Sheriffs play an incredibly important role in immigration enforcement. Around ¾ of all deportation proceedings begin in county jails, which are run by sheriffs. A handful of states require that sheriffs cooperate with ICE by holding people who might otherwise be released pending trial. More to the point, sheriffs can place people into deportation proceedings before a trial even happens, and it can happen for any crime. In one North Carolina county, for example, the local sheriff, who is still in office, told his deputies to “go out there and get those taco eaters.” And they did. Around 10% of the Latino immigrant community were deported until the Department of Justice sued to stop.

 But there will be no Department of Justice that will save us this time. Trump has been very clear that he will let law enforcement do whatever they want under the guise of reducing crime. The reality is that this “one really violent day” will result in mass deportations, yes, but also the arrest of protestors, the tracking and arrests of those seeking abortion care, and more violence by police (something the police cannot be called to stop).

 Some sheriffs will resist the Trump mechanizations. They will argue that mass deportations are bad for crime-fighting, and, because the feds cannot really force local police to comply, ICE will be forced to deploy their own people to blue cities. This will be a show of force that will inspire dread in those who live in blue cities. 

But, most sheriffs will not. We already know that Trump toadies like Tom Homan — his likely pick to run ICE — are already rounding up sheriffs to deport more people, the same thing that happened during the first Trump administration. As the Butler County, Ohio, sheriff said recently, sheriffs are ready to get “back into the deportation business.”

 

The Morning After

Matthew Sitman is a writer in New York City and the co-host of the Know Your Enemy podcast.

It’s cold comfort, but the story of Tuesday night’s election was, in at least one essential way, the story of Western politics over the past fifty years: class dealignment and education polarization, which is to say the continued abandonment of center-left parties for the political right by working-class voters. Exit polls showed that Donald Trump won 63 percent of voters who described themselves as having never attended college, 51 percent of those who said they attended college but never earned a degree, and 56 percent of those holding an associate’s degree. When the question was simplified to whether or not a voter held a college degree, Trump won 56 percent of those who reported that they didn’t — a group that made up nearly 60 percent of the electorate. And even in this first post-Dobbs election, Trump cleaned up with white women without college degrees, getting a commanding 63 percent of their vote.

The exit polls revealed similar dynamics when sorting voters by income.
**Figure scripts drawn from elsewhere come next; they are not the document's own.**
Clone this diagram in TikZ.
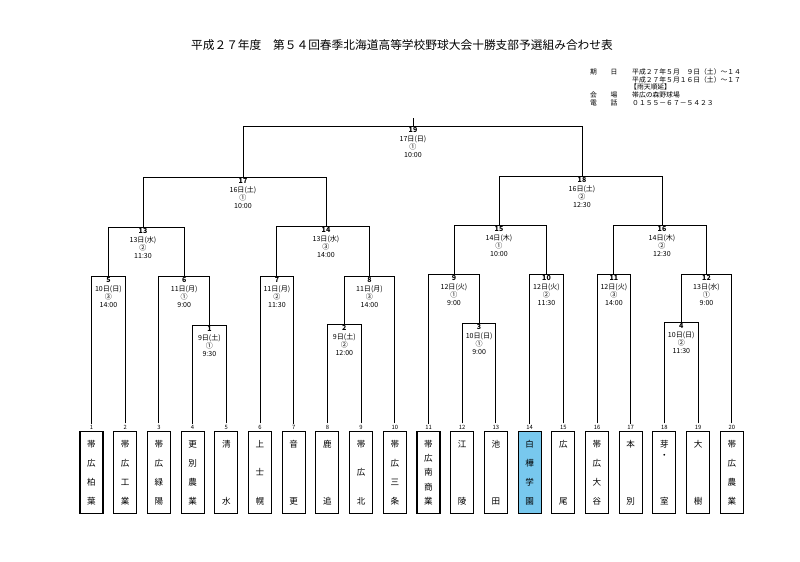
\documentclass[tikz,border=0pt]{standalone}
\usepackage{fontspec}
\setmainfont{Noto Sans CJK JP}
\tikzset{
  bline/.style={-, line width=0.8pt, draw=black},
  team/.style={shape=rectangle, draw=black, line width=0.9pt, minimum width=0.69cm, minimum height=2.46cm, inner sep=0pt, align=center, anchor=north},
  vert2/.style={font=\fontsize{7.3}{48.7}\selectfont},
  vert3/.style={font=\fontsize{7.3}{24.3}\selectfont},
  vert4/.style={font=\fontsize{7.3}{16.2}\selectfont},
  vert5/.style={font=\fontsize{7.3}{12.2}\selectfont},
  seed/.style={font=\fontsize{5}{6}\selectfont, inner sep=1pt},
  game/.style={anchor=north, align=center, inner sep=0pt, font=\fontsize{6}{7.1}\selectfont},
  info/.style={anchor=west, inner sep=0pt, font=\fontsize{5.8}{7}\selectfont},
}
\definecolor{marker}{RGB}{120,200,238}
\begin{document}
\begin{tikzpicture}[x=0.03cm, y=-0.03cm]
\fill[white] (0,0) rectangle (800,562);
\useasboundingbox (0,0) rectangle (800,562);
% title and info
\node[font=\fontsize{10}{12}\selectfont, inner sep=0pt] (title) at (402,45) {平成２７年度　第５４回春季北海道高等学校野球大会十勝支部予選組み合わせ表};
\node[info] (d1a) at (590,72) {期　　日};
\node[info] (d1b) at (632,72) {平成２７年５月　９日（土）～１４};
\node[info] (d2b) at (632,80) {平成２７年５月１６日（土）～１７};
\node[info] (d3b) at (630,87) {【雨天順延】};
\node[info] (d4a) at (590,95) {会　　場};
\node[info] (d4b) at (632,95) {帯広の森野球場};
\node[info] (d5a) at (590,103) {電　　話};
\node[info] (d5b) at (632,103) {０１５５－６７－５４２３};
% seeds
\node[seed] (n1) at (91.5,427) {1};
\node[seed] (n2) at (125.2,427) {2};
\node[seed] (n3) at (158.9,427) {3};
\node[seed] (n4) at (192.6,427) {4};
\node[seed] (n5) at (226.3,427) {5};
\node[seed] (n6) at (260.0,427) {6};
\node[seed] (n7) at (293.7,427) {7};
\node[seed] (n8) at (327.4,427) {8};
\node[seed] (n9) at (361.1,427) {9};
\node[seed] (n10) at (394.8,427) {10};
\node[seed] (n11) at (428.5,427) {11};
\node[seed] (n12) at (462.2,427) {12};
\node[seed] (n13) at (495.9,427) {13};
\node[seed] (n14) at (529.6,427) {14};
\node[seed] (n15) at (563.3,427) {15};
\node[seed] (n16) at (597.0,427) {16};
\node[seed] (n17) at (630.7,427) {17};
\node[seed] (n18) at (664.4,427) {18};
\node[seed] (n19) at (698.1,427) {19};
\node[seed] (n20) at (731.8,427) {20};
% schools
\node[team, vert4] (s1) at (91.5,431) {帯\\広\\柏\\葉};
\node[team, vert4] (s2) at (125.2,431) {帯\\広\\工\\業};
\node[team, vert4] (s3) at (158.9,431) {帯\\広\\緑\\陽};
\node[team, vert4] (s4) at (192.6,431) {更\\別\\農\\業};
\node[team, vert2] (s5) at (226.3,431) {清\\水};
\node[team, vert3] (s6) at (260.0,431) {上\\士\\幌};
\node[team, vert2] (s7) at (293.7,431) {音\\更};
\node[team, vert2] (s8) at (327.4,431) {鹿\\追};
\node[team, vert3] (s9) at (361.1,431) {帯\\広\\北};
\node[team, vert4] (s10) at (394.8,431) {帯\\広\\三\\条};
\node[team, vert5] (s11) at (428.5,431) {帯\\広\\南\\商\\業};
\node[team, vert2] (s12) at (462.2,431) {江\\陵};
\node[team, vert2] (s13) at (495.9,431) {池\\田};
\node[team, vert4, fill=marker] (s14) at (529.6,431) {白\\樺\\学\\園};
\node[team, vert2] (s15) at (563.3,431) {広\\尾};
\node[team, vert4] (s16) at (597.0,431) {帯\\広\\大\\谷};
\node[team, vert2] (s17) at (630.7,431) {本\\別};
\node[team, font=\fontsize{7.3}{9.4}\selectfont] (s18) at (664.4,431) {芽\\・\\[29.7pt]室};
\node[team, vert2] (s19) at (698.1,431) {大\\樹};
\node[team, vert4] (s20) at (731.8,431) {帯\\広\\農\\業};
% games
\coordinate (g1) at (209.4,325);
\coordinate (g2) at (344.3,324);
\coordinate (g3) at (479.1,323);
\coordinate (g4) at (681.3,322);
\coordinate (g5) at (108.4,276);
\coordinate (g6) at (184.2,276);
\coordinate (g7) at (276.9,276);
\coordinate (g8) at (369.5,276);
\coordinate (g9) at (454.0,274);
\coordinate (g10) at (546.5,274);
\coordinate (g11) at (613.9,274);
\coordinate (g12) at (706.5,274);
\coordinate (g13) at (143,227);
\coordinate (g14) at (326,226);
\coordinate (g15) at (499,225);
\coordinate (g16) at (662,225);
\coordinate (g17) at (243,177);
\coordinate (g18) at (582,176);
\coordinate (g19) at (413,126);
\coordinate (top) at (413,118);
\node[game] (l1) at (209.4,326.5) {\textbf{1}\\9日(土)\\①\\9:30};
\node[game] (l2) at (344.3,325.5) {\textbf{2}\\9日(土)\\②\\12:00};
\node[game] (l3) at (479.1,324.5) {\textbf{3}\\10日(日)\\①\\9:00};
\node[game] (l4) at (681.3,323.5) {\textbf{4}\\10日(日)\\②\\11:30};
\node[game] (l5) at (108.4,277.5) {\textbf{5}\\10日(日)\\③\\14:00};
\node[game] (l6) at (184.2,277.5) {\textbf{6}\\11日(月)\\①\\9:00};
\node[game] (l7) at (276.9,277.5) {\textbf{7}\\11日(月)\\②\\11:30};
\node[game] (l8) at (369.5,277.5) {\textbf{8}\\11日(月)\\③\\14:00};
\node[game] (l9) at (454.0,275.5) {\textbf{9}\\12日(火)\\①\\9:00};
\node[game] (l10) at (546.5,275.5) {\textbf{10}\\12日(火)\\②\\11:30};
\node[game] (l11) at (613.9,275.5) {\textbf{11}\\12日(火)\\③\\14:00};
\node[game] (l12) at (706.5,275.5) {\textbf{12}\\13日(水)\\①\\9:00};
\node[game] (l13) at (143,228.5) {\textbf{13}\\13日(水)\\②\\11:30};
\node[game] (l14) at (326,227.5) {\textbf{14}\\13日(水)\\③\\14:00};
\node[game] (l15) at (499,226.5) {\textbf{15}\\14日(木)\\①\\10:00};
\node[game] (l16) at (662,226.5) {\textbf{16}\\14日(木)\\②\\12:30};
\node[game] (l17) at (243,178.5) {\textbf{17}\\16日(土)\\①\\10:00};
\node[game] (l18) at (582,177.5) {\textbf{18}\\16日(土)\\②\\12:30};
\node[game] (l19) at (413,127.5) {\textbf{19}\\17日(日)\\①\\10:00};
% bracket
\draw[bline] (n4) |- (g1);
\draw[bline] (n5) |- (g1);
\draw[bline] (n8) |- (g2);
\draw[bline] (n9) |- (g2);
\draw[bline] (n12) |- (g3);
\draw[bline] (n13) |- (g3);
\draw[bline] (n18) |- (g4);
\draw[bline] (n19) |- (g4);
\draw[bline] (n1) |- (g5);
\draw[bline] (n2) |- (g5);
\draw[bline] (n3) |- (g6);
\draw[bline] (g1) |- (g6);
\draw[bline] (n6) |- (g7);
\draw[bline] (n7) |- (g7);
\draw[bline] (g2) |- (g8);
\draw[bline] (n10) |- (g8);
\draw[bline] (n11) |- (g9);
\draw[bline] (g3) |- (g9);
\draw[bline] (n14) |- (g10);
\draw[bline] (n15) |- (g10);
\draw[bline] (n16) |- (g11);
\draw[bline] (n17) |- (g11);
\draw[bline] (g4) |- (g12);
\draw[bline] (n20) |- (g12);
\draw[bline] (g5) |- (g13);
\draw[bline] (g6) |- (g13);
\draw[bline] (g7) |- (g14);
\draw[bline] (g8) |- (g14);
\draw[bline] (g9) |- (g15);
\draw[bline] (g10) |- (g15);
\draw[bline] (g11) |- (g16);
\draw[bline] (g12) |- (g16);
\draw[bline] (g13) |- (g17);
\draw[bline] (g14) |- (g17);
\draw[bline] (g15) |- (g18);
\draw[bline] (g16) |- (g18);
\draw[bline] (g17) |- (g19);
\draw[bline] (g18) |- (g19);
\draw[bline] (g19) -- (top);
\end{tikzpicture}
\end{document}
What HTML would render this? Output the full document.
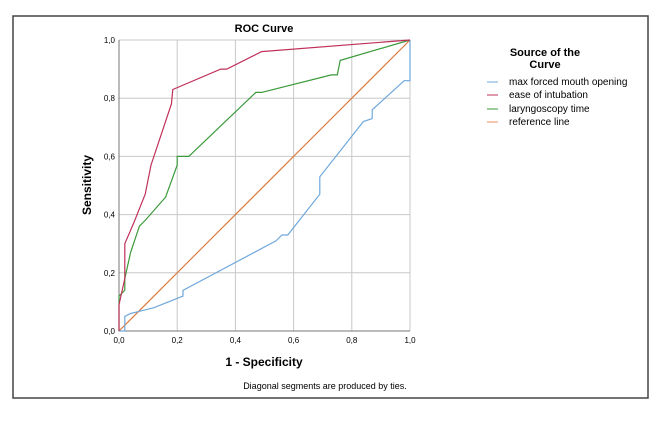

Trump won 50 percent of voters both with a total family income under $100,000 and those with a total family income under $50,000 (compared to Harris’s 46 percent and 47 percent, respectively). Perhaps not unrelatedly, Trump dominated among respondents who ranked the nation’s economy as “not so good” or “poor” — a judgment shared by 68 percent of the electorate — earning 70 percent of their votes.

Based on Trump’s stated plans and proposals, there will be much about his presidency that imperils the rule of law, assaults human dignity, and challenges our nation’s already tenuous commitment to political democracy; he’s an aging, raging man set on vengeance. But amid the tumult of the extraordinary times ahead, it will be worth remembering the rather ordinary way in which Trump won the presidency — he told people who to blame for the problems in their life, real or imagined, and promised to fix it all. Trump’s felony convictions, demagogic lies about Haitian immigrants, brutal plans for mass deportations, instigation of January 6, and much else, though surely appealing to a fair number of his supporters, just didn’t matter to millions of other voters as much as the comforts and affirmations he offered. Working class Americans didn’t turn out for Trump because he threatens democracy. They did so because our democracy, such as it is, didn’t seem worth defending. Any arguments about the way forward need to begin with this depressing reality.

11:40 P.M November 4, 2024; Karachi, Pakistan 

Rafia Zakaria is a Pakistani-American feminist. Her most recent book is Against White Feminism: Notes on Disruption.

The power went out twenty minutes before midnight on November 4, 2024. Election Day in the United States hurdled into our city in darkness. The lights going out was not a surprise, the power goes out often in Karachi, just like the gas and the water. The surprise for most people came in the morning papers whose headlines above the fold were split between “Government steamrolls six key bills through Parliament” and “Kamala or Trump? U.S. decides today.” 

The powers that be in Pakistan had already made their big moves; the six steamrolled bills — all of which passed without opportunity for debate — gave full term extensions to the scions of the country’s omniscient military establishment; The Chiefs of the Army, the Navy and the Air Force would now have another five years in power. If this were not enough, the number of judges in the country’s Supreme Court were also increased. These new judges would be tasked with interpreting “constitutional” cases and the current Government would appoint all of them. 

The Government and military establishment in Pakistan are both allied closely to the United States need not have hurried.  They may have feared that a new U.S Administration would have been less tolerant of Pakistan’s illiberal and doctored version of “democracy.” By 11:49 pm local time in Karachi on November 6, 2024 FOX News became the first network to declare that Donald Trump would be the next President of the United States. Trump had already promised that anyone voting for him in this election would never have to vote again. The tactics being utilized in Pakistan ensure that the people in power will retain it forever and always. 

The Pakistanis I spoke to see it differently. Many believed that Pakistan’s current Administration was put in place by the Biden Administration. Biden, they believed, had orchestrated a coup that deposed and led to the imprisonment of former Prime Minister Imran Khan. The end of the Biden-Harris Administration could herald the return of Khan who still enjoys widespread popular support in the country even while he passes his days in a prison in Lahore. The recent rush of bills and the appointment of new judges are strategies, his supporters believe, to keep Khan in prison.

In other words, a new chapter for the United States could herald an analogous one for Pakistan: the reinstallation of a populist leader who in the eyes of his supporters at least, should have been in power all along.